What is being asked: Copy out, exactly and without additions, the lines from the one that contains "Write the Plotly code for this chart." to the one that contains "y_ticks = list(range(0, 1201, 100))", both ends included.

Rows from a dataset of charts and code
+ + + +

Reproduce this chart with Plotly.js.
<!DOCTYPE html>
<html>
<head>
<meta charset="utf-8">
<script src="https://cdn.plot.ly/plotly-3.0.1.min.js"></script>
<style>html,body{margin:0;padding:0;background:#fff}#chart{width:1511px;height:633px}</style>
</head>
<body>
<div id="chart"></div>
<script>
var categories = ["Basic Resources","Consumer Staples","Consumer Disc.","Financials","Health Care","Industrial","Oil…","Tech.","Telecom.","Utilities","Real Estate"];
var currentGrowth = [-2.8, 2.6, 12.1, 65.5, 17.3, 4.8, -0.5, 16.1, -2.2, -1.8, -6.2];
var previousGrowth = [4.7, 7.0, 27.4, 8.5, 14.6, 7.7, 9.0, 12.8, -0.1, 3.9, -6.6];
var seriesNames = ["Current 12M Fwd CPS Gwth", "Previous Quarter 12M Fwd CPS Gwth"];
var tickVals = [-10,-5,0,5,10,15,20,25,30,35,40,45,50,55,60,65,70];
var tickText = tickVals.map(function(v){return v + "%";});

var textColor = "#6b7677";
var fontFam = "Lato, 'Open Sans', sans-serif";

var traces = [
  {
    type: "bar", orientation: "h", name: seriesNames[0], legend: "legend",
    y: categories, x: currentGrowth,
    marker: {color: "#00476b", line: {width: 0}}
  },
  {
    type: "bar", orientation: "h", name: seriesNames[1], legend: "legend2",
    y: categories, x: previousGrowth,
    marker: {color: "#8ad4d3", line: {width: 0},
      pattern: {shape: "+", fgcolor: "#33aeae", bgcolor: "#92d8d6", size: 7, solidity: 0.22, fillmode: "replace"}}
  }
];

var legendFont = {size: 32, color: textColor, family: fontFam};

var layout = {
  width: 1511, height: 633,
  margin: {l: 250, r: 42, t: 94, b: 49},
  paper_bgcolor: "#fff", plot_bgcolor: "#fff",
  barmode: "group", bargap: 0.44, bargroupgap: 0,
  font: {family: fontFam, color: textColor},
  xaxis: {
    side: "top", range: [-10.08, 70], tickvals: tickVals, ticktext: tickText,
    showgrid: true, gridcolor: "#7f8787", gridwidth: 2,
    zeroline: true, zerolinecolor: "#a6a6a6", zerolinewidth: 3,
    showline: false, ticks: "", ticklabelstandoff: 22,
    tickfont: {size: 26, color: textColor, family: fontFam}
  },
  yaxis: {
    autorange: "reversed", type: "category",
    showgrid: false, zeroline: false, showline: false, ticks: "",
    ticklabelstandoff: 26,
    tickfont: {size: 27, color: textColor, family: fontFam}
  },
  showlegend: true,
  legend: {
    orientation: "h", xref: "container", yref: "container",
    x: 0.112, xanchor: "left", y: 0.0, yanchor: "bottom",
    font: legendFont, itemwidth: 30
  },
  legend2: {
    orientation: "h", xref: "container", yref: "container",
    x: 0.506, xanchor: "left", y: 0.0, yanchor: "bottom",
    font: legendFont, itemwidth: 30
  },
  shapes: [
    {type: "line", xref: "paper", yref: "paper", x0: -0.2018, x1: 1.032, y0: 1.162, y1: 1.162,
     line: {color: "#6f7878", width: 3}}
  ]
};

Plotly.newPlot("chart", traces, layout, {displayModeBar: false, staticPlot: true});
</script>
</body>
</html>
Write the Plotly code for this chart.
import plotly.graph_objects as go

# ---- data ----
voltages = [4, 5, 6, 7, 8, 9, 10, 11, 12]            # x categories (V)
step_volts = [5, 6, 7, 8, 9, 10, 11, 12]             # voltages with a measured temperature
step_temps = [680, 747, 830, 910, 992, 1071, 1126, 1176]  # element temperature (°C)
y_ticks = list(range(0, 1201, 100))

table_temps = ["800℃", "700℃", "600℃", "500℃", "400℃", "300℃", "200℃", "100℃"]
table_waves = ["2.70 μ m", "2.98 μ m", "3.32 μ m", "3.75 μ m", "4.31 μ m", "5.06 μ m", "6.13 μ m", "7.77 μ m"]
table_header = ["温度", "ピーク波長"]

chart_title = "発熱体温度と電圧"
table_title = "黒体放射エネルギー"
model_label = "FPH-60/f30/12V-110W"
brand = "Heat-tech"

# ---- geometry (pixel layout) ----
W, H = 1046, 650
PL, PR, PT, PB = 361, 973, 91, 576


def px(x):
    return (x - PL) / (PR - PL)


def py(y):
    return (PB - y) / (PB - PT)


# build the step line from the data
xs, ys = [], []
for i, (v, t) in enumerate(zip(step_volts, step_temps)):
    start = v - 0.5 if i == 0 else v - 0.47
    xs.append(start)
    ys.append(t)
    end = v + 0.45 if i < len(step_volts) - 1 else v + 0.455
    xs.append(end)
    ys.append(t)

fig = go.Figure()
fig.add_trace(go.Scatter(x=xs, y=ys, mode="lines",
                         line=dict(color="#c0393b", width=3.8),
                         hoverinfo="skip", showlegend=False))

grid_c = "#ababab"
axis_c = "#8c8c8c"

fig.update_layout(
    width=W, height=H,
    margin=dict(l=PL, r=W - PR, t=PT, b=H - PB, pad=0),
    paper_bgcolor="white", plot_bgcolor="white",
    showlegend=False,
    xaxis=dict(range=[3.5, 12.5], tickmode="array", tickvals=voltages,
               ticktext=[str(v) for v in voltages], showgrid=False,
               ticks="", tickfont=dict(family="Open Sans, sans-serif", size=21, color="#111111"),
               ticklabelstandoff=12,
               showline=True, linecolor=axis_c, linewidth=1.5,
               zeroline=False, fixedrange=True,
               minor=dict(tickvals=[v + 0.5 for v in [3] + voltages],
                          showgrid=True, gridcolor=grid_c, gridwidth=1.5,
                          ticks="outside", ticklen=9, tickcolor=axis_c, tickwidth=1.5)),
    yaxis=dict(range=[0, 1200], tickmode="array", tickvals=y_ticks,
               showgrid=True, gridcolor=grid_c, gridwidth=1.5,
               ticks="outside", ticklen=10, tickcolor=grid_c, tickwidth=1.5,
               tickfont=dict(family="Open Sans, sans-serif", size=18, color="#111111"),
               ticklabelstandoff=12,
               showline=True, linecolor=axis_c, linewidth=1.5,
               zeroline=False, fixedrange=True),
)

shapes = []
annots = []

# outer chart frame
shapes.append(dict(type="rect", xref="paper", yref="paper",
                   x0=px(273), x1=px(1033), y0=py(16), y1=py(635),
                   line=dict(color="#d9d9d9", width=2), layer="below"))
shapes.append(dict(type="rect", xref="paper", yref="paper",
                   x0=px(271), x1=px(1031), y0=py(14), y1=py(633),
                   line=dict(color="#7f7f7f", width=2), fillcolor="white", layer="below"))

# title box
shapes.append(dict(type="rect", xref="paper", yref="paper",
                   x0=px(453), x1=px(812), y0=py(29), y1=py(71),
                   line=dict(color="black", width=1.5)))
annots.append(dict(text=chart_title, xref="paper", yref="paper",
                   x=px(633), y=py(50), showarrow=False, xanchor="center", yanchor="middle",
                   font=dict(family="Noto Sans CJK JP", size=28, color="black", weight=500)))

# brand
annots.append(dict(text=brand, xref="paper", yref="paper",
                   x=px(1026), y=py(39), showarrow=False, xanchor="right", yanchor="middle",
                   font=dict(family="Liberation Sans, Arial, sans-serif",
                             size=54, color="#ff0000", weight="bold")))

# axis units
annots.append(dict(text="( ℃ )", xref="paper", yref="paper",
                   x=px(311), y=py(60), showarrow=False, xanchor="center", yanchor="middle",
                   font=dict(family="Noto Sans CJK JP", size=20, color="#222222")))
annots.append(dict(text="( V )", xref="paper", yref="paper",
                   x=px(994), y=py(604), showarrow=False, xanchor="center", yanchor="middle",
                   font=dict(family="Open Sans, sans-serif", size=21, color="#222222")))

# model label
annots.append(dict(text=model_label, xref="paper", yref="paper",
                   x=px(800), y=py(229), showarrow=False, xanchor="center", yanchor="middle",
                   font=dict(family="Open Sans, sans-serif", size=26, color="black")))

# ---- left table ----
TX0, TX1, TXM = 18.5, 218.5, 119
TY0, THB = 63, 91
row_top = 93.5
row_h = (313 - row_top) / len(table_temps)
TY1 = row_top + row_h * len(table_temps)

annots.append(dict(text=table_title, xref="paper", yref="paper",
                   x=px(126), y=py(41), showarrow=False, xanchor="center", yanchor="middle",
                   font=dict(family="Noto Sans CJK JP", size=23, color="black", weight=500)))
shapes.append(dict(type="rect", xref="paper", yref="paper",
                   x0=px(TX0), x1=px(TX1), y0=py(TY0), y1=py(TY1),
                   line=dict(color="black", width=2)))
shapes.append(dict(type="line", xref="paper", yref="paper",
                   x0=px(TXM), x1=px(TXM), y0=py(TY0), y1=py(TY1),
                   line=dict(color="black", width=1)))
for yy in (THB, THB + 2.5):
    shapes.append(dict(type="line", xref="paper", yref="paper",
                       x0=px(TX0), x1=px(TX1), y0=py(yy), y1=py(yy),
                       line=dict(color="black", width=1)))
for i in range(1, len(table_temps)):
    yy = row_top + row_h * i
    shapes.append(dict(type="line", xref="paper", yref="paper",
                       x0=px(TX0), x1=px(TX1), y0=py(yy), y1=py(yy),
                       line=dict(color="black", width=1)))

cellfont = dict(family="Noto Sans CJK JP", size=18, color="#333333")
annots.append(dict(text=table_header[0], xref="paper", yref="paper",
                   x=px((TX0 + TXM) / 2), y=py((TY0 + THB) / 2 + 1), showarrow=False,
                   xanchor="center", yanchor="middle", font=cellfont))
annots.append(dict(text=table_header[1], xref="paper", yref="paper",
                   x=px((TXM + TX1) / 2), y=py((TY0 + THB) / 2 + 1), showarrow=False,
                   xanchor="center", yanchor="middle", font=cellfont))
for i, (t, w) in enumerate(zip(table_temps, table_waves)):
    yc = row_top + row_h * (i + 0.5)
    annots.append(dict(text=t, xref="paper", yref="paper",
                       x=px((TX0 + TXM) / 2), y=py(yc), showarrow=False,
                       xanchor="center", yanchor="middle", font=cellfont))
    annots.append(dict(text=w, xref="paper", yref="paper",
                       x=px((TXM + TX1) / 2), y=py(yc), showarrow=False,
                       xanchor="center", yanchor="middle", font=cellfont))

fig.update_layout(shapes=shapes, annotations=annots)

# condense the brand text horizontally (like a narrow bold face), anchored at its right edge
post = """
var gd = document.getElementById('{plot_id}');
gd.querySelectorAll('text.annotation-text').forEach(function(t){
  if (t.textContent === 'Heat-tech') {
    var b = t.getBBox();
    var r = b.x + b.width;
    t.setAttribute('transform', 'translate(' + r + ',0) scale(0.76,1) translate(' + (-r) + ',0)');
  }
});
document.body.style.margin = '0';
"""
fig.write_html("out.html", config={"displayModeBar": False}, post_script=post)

+ + + +

Result:
Write the Plotly code for this chart.
import plotly.graph_objects as go

# ---- data ----
voltages = [4, 5, 6, 7, 8, 9, 10, 11, 12]            # x categories (V)
step_volts = [5, 6, 7, 8, 9, 10, 11, 12]             # voltages with a measured temperature
step_temps = [680, 747, 830, 910, 992, 1071, 1126, 1176]  # element temperature (°C)
y_ticks = list(range(0, 1201, 100))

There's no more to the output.